About the Value of My Voice

I started singing when I was about 8 years old. I took private lessons until I was about 15. I was involved in drama club and chorus (..and many other activities). I loved performing and connecting with other people through music. I used my voice to share my thoughts with the world, to meet other peoples and to maybe reach someone who didn’t have the words to describe how they were feeling.

I’ve never really been described as shy or quiet. I genuinely enjoy doing presentations/speaking engagements. People have always told me that they love the sound of my voice. I’ve even made a few friends throughout my life because they were intrigued by my voice ..which I guess sounds kind of weird now that I’m typing it, but whatever. I roll with it!

I’m also not the loudest one in the room. I like to think of myself as a happy medium. I feel comfortable opening up and I’m not afraid to use my voice, but I’m also not the one who’s very loud and in your face.

I stopped singing or performing about 6 years ago. Once I started college, I didn’t like how competitive it became. I use my voice in a much different way now, but it’s still so, so valuable to me.

Over the past few months I’ve noticed my voice sounds and feels very hoarse and raspy. It’s become challenging for me to project in normal settings like restaurants. I have to repeat myself a lot for other people to understand me. A few weeks ago, I found out I have cysts on my vocal cords which are causing the issue. I’m so grateful it’s not anything worse and is a treatable situation. However, it’s definitely stopped me in my tracks.

I’ve been thinking a lot about speaking/my voice and what it means to me.

I use my voice to provide space for others every single day.

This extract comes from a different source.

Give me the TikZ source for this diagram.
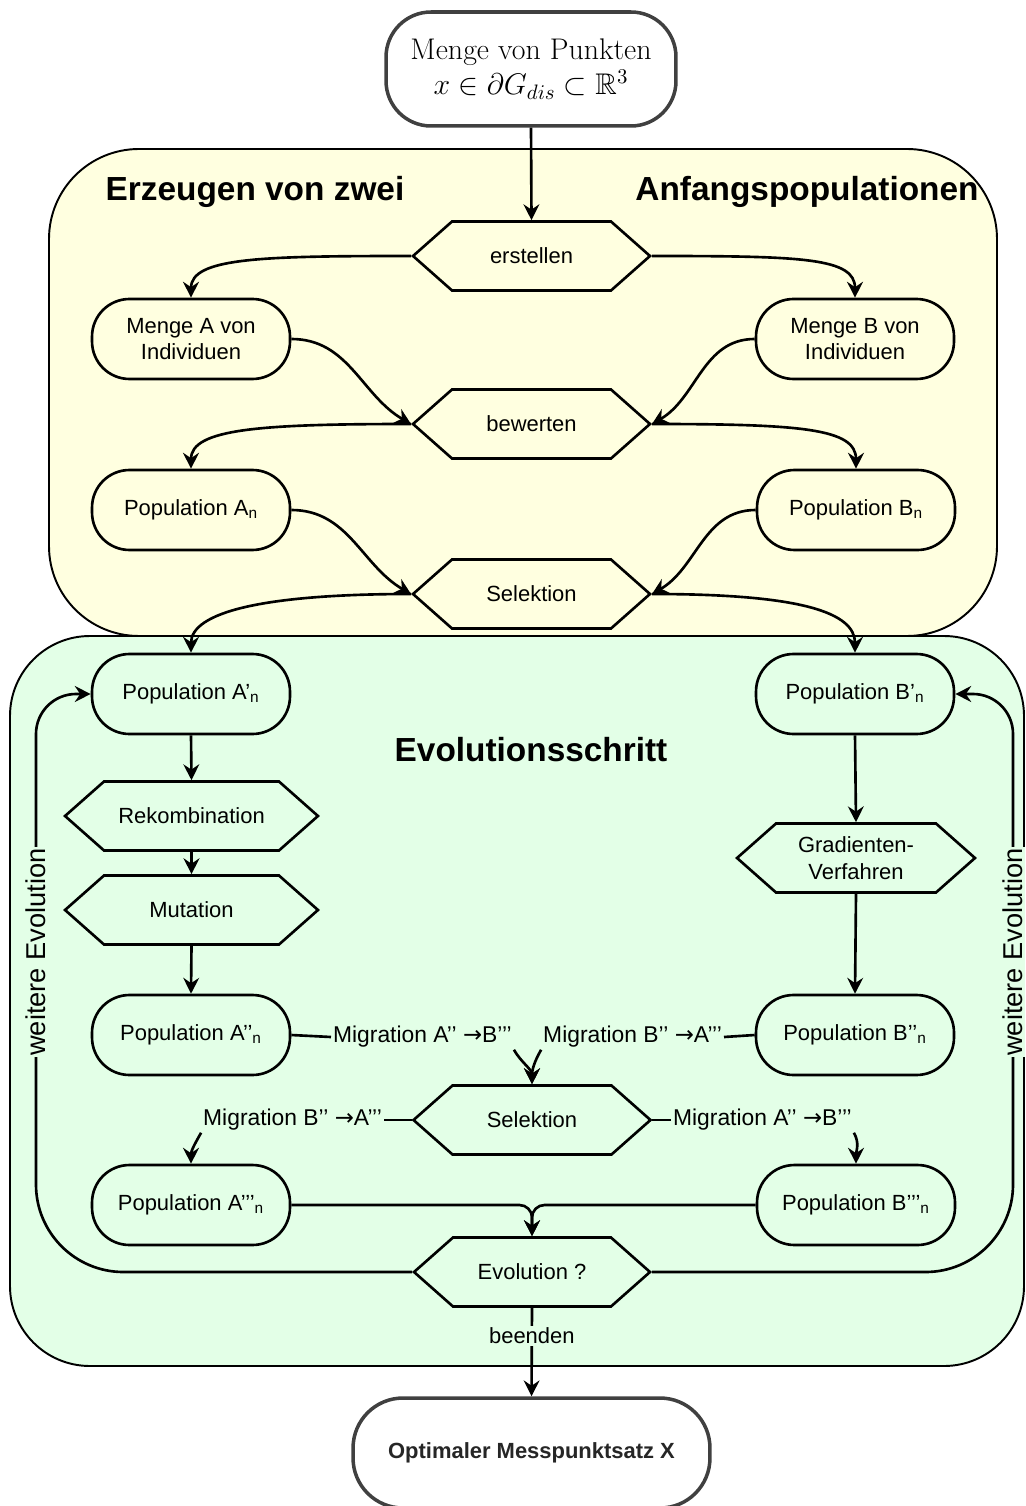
\RequirePackage{fix-cm}
\documentclass[tikz,border=0pt]{standalone}
\usepackage{amsmath}
\usepackage{amssymb}
\usepackage{fontspec}
\newfontfamily\arialfont{Liberation Sans}
\newfontfamily\symfont{DejaVu Sans}
\usepackage{tikz}
\usetikzlibrary{arrows.meta,shapes.symbols}
\definecolor{gelb}{RGB}{255,255,224}
\definecolor{gruen}{RGB}{227,255,231}
\newcommand{\pfeil}{{\symfont →}}
\newcommand{\schrift}{\arialfont\fontsize{12.5}{15}\selectfont}

\begin{document}
\begin{tikzpicture}[x=0.02cm,y=0.02cm,>={Stealth[length=9pt,width=9pt,inset=3pt]}]
\tikzstyle{box}=[rectangle,rounded corners=0.75cm,draw=black,line width=1.5pt,minimum width=3.96cm,minimum height=1.6cm,align=center,font=\schrift,inner sep=2pt]
\tikzstyle{hexa}=[signal,signal to=east and west,signal pointer angle=83,draw=black,line width=1.5pt,minimum width=4.74cm,minimum height=1.38cm,align=center,font=\schrift,inner sep=2pt]
\tikzstyle{term}=[rectangle,draw=black!75,line width=2pt,fill=white,align=center]
\tikzstyle{titel}=[font=\arialfont\bfseries\fontsize{19}{23}\selectfont]
\tikzstyle{lbl}=[font=\schrift,inner sep=1pt]
\tikzstyle{miglbl}=[font=\arialfont\fontsize{13}{15}\selectfont,inner sep=1pt]
\tikzstyle{pfeil}=[->,line width=1.5pt]
\tikzstyle{bogen}=[out distance=3cm,in distance=0.8cm]
\useasboundingbox (0,0) rectangle (1026,-1506);

\draw[fill=gelb,line width=1.1pt,rounded corners=1.8cm] (49,-149) rectangle (997,-636);
\draw[fill=gruen,line width=1.1pt,rounded corners=1.6cm] (10,-636) rectangle (1024,-1366);

\node[term,rounded corners=0.9cm,minimum width=5.8cm,minimum height=2.28cm,font=\fontsize{17}{20}\selectfont] (start) at (531,-69) {Menge von Punkten\\$x\in\partial G_{dis}\subset\mathbb{R}^3$};
\node[titel] (titel1) at (255,-192) {Erzeugen von zwei};
\node[titel] (titel2) at (807,-192) {Anfangspopulationen};
\node[hexa] (erstellen) at (531.5,-256) {erstellen};
\node[box] (mengeA) at (191,-339) {Menge A von\\Individuen};
\node[box] (mengeB) at (855,-339) {Menge B von\\Individuen};
\node[hexa] (bewerten) at (531.5,-424) {bewerten};
\node[box] (popA) at (191,-510) {Population A\textsubscript{n}};
\node[box] (popB) at (856,-510) {Population B\textsubscript{n}};
\node[hexa] (sel1) at (531.5,-594) {Selektion};

\node[box] (popA1) at (191,-694) {Population A’\textsubscript{n}};
\node[box] (popB1) at (855,-694) {Population B’\textsubscript{n}};
\node[titel] (titel3) at (531,-750) {Evolutionsschritt};
\node[hexa,minimum width=5.06cm] (rekomb) at (191.5,-816) {Rekombination};
\node[hexa,minimum width=5.06cm] (mutation) at (191.5,-910) {Mutation};
\node[hexa,minimum width=4.76cm] (gradient) at (856,-858) {Gradienten-\\Verfahren};
\node[box] (popA2) at (191,-1035) {Population A’’\textsubscript{n}};
\node[box] (popB2) at (855,-1035) {Population B’’\textsubscript{n}};
\node[hexa] (sel2) at (532,-1120) {Selektion};
\node[box] (popA3) at (191,-1205) {Population A’’’\textsubscript{n}};
\node[box] (popB3) at (856,-1205) {Population B’’’\textsubscript{n}};
\node[hexa,minimum width=4.72cm] (evo) at (532,-1272) {Evolution ?};
\node[term,rounded corners=1cm,minimum width=7.14cm,minimum height=2.2cm,font=\arialfont\bfseries\fontsize{12.5}{15}\selectfont,text=black!85] (ende) at (531.5,-1453) {Optimaler Messpunktsatz X};

\node[miglbl,anchor=west] (migAB) at (331,-1037) {Migration A’’ \pfeil B’’’};
\node[miglbl,anchor=east] (migBA) at (724,-1037) {Migration B’’ \pfeil A’’’};
\node[miglbl,anchor=east] (migBA2) at (384,-1120) {Migration B’’ \pfeil A’’’};
\node[miglbl,anchor=west] (migAB2) at (671,-1120) {Migration A’’ \pfeil B’’’};

\coordinate (lu) at (36,-1272);
\coordinate (lo) at (36,-694);
\coordinate (ru) at (1013,-1272);
\coordinate (ro) at (1013,-694);

\draw[pfeil] (start.south) -- (erstellen.north);
\draw[pfeil] (erstellen.west) to[out=180,in=90,bogen] (mengeA.north);
\draw[pfeil] (erstellen.east) to[out=0,in=90,bogen] (mengeB.north);
\draw[pfeil] (mengeA.east) to[out=0,in=150] (bewerten.west);
\draw[pfeil] (mengeB.west) to[out=180,in=30] (bewerten.east);
\draw[pfeil] (bewerten.west) to[out=180,in=90,bogen] (popA.north);
\draw[pfeil] (bewerten.east) to[out=0,in=90,bogen] (popB.north);
\draw[pfeil] (popA.east) to[out=0,in=150] (sel1.west);
\draw[pfeil] (popB.west) to[out=180,in=30] (sel1.east);
\draw[pfeil] (sel1.west) to[out=180,in=90,bogen] (popA1.north);
\draw[pfeil] (sel1.east) to[out=0,in=90,bogen] (popB1.north);

\draw[pfeil] (popA1.south) -- (rekomb.north);
\draw[pfeil] (rekomb.south) -- (mutation.north);
\draw[pfeil] (mutation.south) -- (popA2.north);
\draw[pfeil] (popB1.south) -- (gradient.north);
\draw[pfeil] (gradient.south) -- (popB2.north);

\draw[line width=1.5pt] (popA2.east) -- (migAB.west);
\draw[line width=1.5pt] (popB2.west) -- (migBA.east);
\draw[pfeil] (migAB.south east) to[out=-60,in=90] (sel2.north);
\draw[pfeil] (migBA.south west) to[out=-120,in=90] (sel2.north);
\draw[line width=1.5pt] (sel2.west) -- (migBA2.east);
\draw[line width=1.5pt] (sel2.east) -- (migAB2.west);
\draw[pfeil] (migBA2.south west) to[out=-120,in=90] (popA3.north);
\draw[pfeil] (migAB2.south east) to[out=-60,in=90] (popB3.north);

\draw[pfeil,rounded corners=0.25cm] (popA3.east) -| (evo.north);
\draw[pfeil,rounded corners=0.25cm] (popB3.west) -| (evo.north);

\draw[pfeil,rounded corners=1.75cm] (evo.west) -- (lu) [rounded corners=0.8cm] -- (lo) -- (popA1.west);
\draw[pfeil,rounded corners=1.75cm] (evo.east) -- (ru) [rounded corners=0.8cm] -- (ro) -- (popB1.east);
\node[lbl,rotate=90,fill=gruen,font=\arialfont\fontsize{15.5}{18}\selectfont] (weiterL) at (36,-952) {weitere Evolution};
\node[lbl,rotate=90,fill=gruen,font=\arialfont\fontsize{15.5}{18}\selectfont] (weiterR) at (1013,-952) {weitere Evolution};

\draw[pfeil] (evo.south) -- node[lbl,fill=gruen,pos=0.32] (beenden) {beenden} (ende.north);
\end{tikzpicture}
\end{document}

I use my voice to advocate, to communicate, and to connect with others.

I use it to teach, to explore and to serve.

My voice is my tool for work. Without it, it’d be really hard to do what I love most as a life coach and therapist.

I use my voice to laugh, to express myself and to navigate so much of this world.

It shows up for me in so many ways.

Here’s the thing.. there are lots of people in this world who have so much to share, contribute and give but don’t have the power to do so.

Our voice allows us to do so many things in the world.

A part of my treatment is becoming much more mindful of how/when I use my voice and resting it as much as possible (when I’m not working).

If using your voice is something that you struggle with in some capacity, whether it’s communicating with others, setting boundaries or standing up for what you believe in, here are some take-aways from what I’ve learned from the past few weeks.

  1. You matter and your voice matters. Don’t question how much you really have to offer the world. It’s a lot and irreplaceable.
  2. You don’t have to be the loudest one in the room to express your needs. If using your voice doesn’t feel like the best way to express your needs, try writing a letter, sending an email or maybe creating art.
  3. There’s always room to adjust as you see fit. For me right now, that looks a lot like more journaling, more listening and more reading. It’s been pretty nice as we transition into cooler weather to have some extra quiet moments.
  4. If you have your voice, and it’s healthy, appreciate it! I have a new depth of gratitude for all that my little vocal cords do day in and day out to support me.
  5. Listening holds tremendous value. Sometimes you don’t need to say anything at all to show your love and support for yourself or others.
  6. MINDFULNESS – this honestly just pops up everywhere!! I am developing a much deeper awareness around the use of my voice and words. It takes effort to slow down and really pay attention.
  7. Personal growth and self care come in many different forms. For me right now, going to voice therapy, practicing the exercises and being patient with myself IS my self care. I am challenging myself and growing as a person because of it. It doesn’t require any fancy baths or expensive massages.